Data provided start

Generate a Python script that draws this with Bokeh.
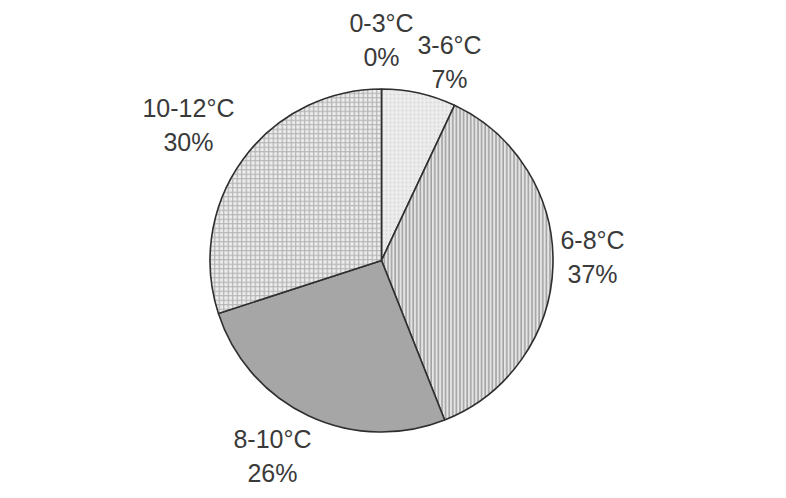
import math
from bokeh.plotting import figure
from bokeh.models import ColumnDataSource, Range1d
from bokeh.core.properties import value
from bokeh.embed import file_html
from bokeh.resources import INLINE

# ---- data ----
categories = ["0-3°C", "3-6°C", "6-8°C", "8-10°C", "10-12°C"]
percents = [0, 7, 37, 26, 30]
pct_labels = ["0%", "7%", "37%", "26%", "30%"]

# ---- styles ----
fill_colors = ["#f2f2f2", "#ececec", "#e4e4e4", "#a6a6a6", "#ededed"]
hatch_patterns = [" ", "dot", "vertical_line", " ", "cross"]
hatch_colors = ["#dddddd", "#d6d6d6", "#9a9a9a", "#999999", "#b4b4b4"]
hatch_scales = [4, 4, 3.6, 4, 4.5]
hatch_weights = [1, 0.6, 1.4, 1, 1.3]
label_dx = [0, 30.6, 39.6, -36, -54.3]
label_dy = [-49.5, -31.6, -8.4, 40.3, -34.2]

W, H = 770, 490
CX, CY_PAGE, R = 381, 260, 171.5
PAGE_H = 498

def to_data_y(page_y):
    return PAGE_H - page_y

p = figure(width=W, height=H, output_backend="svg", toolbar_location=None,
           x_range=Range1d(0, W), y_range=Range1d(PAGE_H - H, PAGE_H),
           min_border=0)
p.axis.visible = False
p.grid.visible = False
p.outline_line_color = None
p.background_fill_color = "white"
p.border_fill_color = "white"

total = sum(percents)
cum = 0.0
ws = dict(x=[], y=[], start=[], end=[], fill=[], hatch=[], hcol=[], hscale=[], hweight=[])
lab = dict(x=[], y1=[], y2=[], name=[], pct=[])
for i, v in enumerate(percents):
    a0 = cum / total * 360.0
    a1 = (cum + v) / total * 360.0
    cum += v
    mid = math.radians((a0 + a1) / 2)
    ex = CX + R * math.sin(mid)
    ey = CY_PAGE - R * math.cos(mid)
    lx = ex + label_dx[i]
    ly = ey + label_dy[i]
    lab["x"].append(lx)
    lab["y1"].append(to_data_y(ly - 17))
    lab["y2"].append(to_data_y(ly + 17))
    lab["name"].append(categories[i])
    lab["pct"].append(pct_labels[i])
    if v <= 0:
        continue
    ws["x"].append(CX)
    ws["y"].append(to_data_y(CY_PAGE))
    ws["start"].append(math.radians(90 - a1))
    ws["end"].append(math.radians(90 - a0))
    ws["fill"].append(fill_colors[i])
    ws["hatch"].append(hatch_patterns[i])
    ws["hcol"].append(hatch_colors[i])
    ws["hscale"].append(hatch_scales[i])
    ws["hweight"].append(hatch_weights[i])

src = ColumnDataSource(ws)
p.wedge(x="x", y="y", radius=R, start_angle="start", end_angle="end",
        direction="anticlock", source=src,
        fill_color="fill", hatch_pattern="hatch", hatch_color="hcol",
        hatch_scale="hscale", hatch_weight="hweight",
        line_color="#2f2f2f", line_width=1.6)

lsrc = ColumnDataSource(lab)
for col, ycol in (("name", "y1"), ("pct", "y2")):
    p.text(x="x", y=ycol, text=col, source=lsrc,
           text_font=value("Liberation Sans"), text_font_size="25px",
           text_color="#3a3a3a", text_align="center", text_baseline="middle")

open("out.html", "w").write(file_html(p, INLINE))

Data provided end

# Work required
Return only the lines running from the top of the data to the line that holds "from bokeh.resources import INLINE". Include both of those lines, but skip the pictures.

# Answer to this exercise
Generate a Python script that draws this with Bokeh.
import math
from bokeh.plotting import figure
from bokeh.models import ColumnDataSource, Range1d
from bokeh.core.properties import value
from bokeh.embed import file_html
from bokeh.resources import INLINE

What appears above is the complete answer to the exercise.